++++ RECORDED DATA
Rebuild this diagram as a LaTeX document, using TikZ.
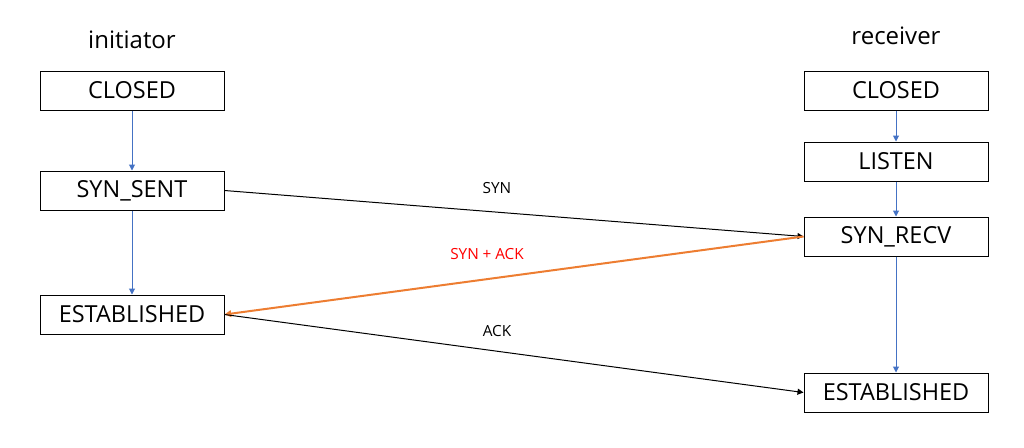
\documentclass[tikz,border=0pt]{standalone}
\usepackage{fontspec}
\setmainfont{Open Sans}
\usetikzlibrary{arrows.meta}
\definecolor{flowblue}{HTML}{4472C4}
\definecolor{flororange}{HTML}{ED7D31}
\begin{document}
\begin{tikzpicture}[x=0.75pt,y=-0.75pt,
  state/.style={draw=black,line width=0.75pt,minimum width=138pt,minimum height=29.25pt,inner sep=0pt,font=\fontsize{17.6}{20}\selectfont},
  head/.style={font=\fontsize{18}{20}\selectfont},
  flow/.style={draw=flowblue,line width=0.75pt,-{Triangle[length=4.5pt,width=4.5pt]}},
  msg/.style={draw=black,line width=0.75pt,-{Triangle[length=4.5pt,width=4.5pt]}},
  lbl/.style={font=\fontsize{11.5}{13}\selectfont}]
\useasboundingbox (0,0) rectangle (1024,447);
\node[head] (hi) at (132,40) {initiator};
\node[head] (hr) at (896,36) {receiver};
\node[state] (lc) at (132,90.5) {CLOSED};
\node[state] (ls) at (132,190.5) {SYN\_SENT};
\node[state] (le) at (132,314.5) {ESTABLISHED};
\node[state] (rc) at (896,90.5) {CLOSED};
\node[state] (rl) at (896,161.5) {LISTEN};
\node[state] (rr) at (896,236.5) {SYN\_RECV};
\node[state] (re) at (896,392.5) {ESTABLISHED};
\draw[flow] (lc) -- (ls);
\draw[flow] (ls) -- (le);
\draw[flow] (rc) -- (rl);
\draw[flow] (rl) -- (rr);
\draw[flow] (rr) -- (re);
\draw[msg] (ls.east) -- (rr.west);
\draw[draw=flororange,line width=1.5pt,-{Triangle[length=5pt,width=5pt]}] (rr.west) -- (le.east);
\draw[msg] (le.east) -- (re.west);
\node[lbl] (ls1) at (497,188) {SYN};
\node[lbl,text=red] (ls2) at (487,254) {SYN\hspace{0.25em}+\hspace{0.25em}ACK};
\node[lbl] (ls3) at (497,331) {ACK};
\end{tikzpicture}
\end{document}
++++++++
**WHAT TO PRODUCE**
Transcribe the listing above verbatim. Omit the pictures.

**FULL RESPONSE**
Rebuild this diagram as a LaTeX document, using TikZ.
\documentclass[tikz,border=0pt]{standalone}
\usepackage{fontspec}
\setmainfont{Open Sans}
\usetikzlibrary{arrows.meta}
\definecolor{flowblue}{HTML}{4472C4}
\definecolor{flororange}{HTML}{ED7D31}
\begin{document}
\begin{tikzpicture}[x=0.75pt,y=-0.75pt,
  state/.style={draw=black,line width=0.75pt,minimum width=138pt,minimum height=29.25pt,inner sep=0pt,font=\fontsize{17.6}{20}\selectfont},
  head/.style={font=\fontsize{18}{20}\selectfont},
  flow/.style={draw=flowblue,line width=0.75pt,-{Triangle[length=4.5pt,width=4.5pt]}},
  msg/.style={draw=black,line width=0.75pt,-{Triangle[length=4.5pt,width=4.5pt]}},
  lbl/.style={font=\fontsize{11.5}{13}\selectfont}]
\useasboundingbox (0,0) rectangle (1024,447);
\node[head] (hi) at (132,40) {initiator};
\node[head] (hr) at (896,36) {receiver};
\node[state] (lc) at (132,90.5) {CLOSED};
\node[state] (ls) at (132,190.5) {SYN\_SENT};
\node[state] (le) at (132,314.5) {ESTABLISHED};
\node[state] (rc) at (896,90.5) {CLOSED};
\node[state] (rl) at (896,161.5) {LISTEN};
\node[state] (rr) at (896,236.5) {SYN\_RECV};
\node[state] (re) at (896,392.5) {ESTABLISHED};
\draw[flow] (lc) -- (ls);
\draw[flow] (ls) -- (le);
\draw[flow] (rc) -- (rl);
\draw[flow] (rl) -- (rr);
\draw[flow] (rr) -- (re);
\draw[msg] (ls.east) -- (rr.west);
\draw[draw=flororange,line width=1.5pt,-{Triangle[length=5pt,width=5pt]}] (rr.west) -- (le.east);
\draw[msg] (le.east) -- (re.west);
\node[lbl] (ls1) at (497,188) {SYN};
\node[lbl,text=red] (ls2) at (487,254) {SYN\hspace{0.25em}+\hspace{0.25em}ACK};
\node[lbl] (ls3) at (497,331) {ACK};
\end{tikzpicture}
\end{document}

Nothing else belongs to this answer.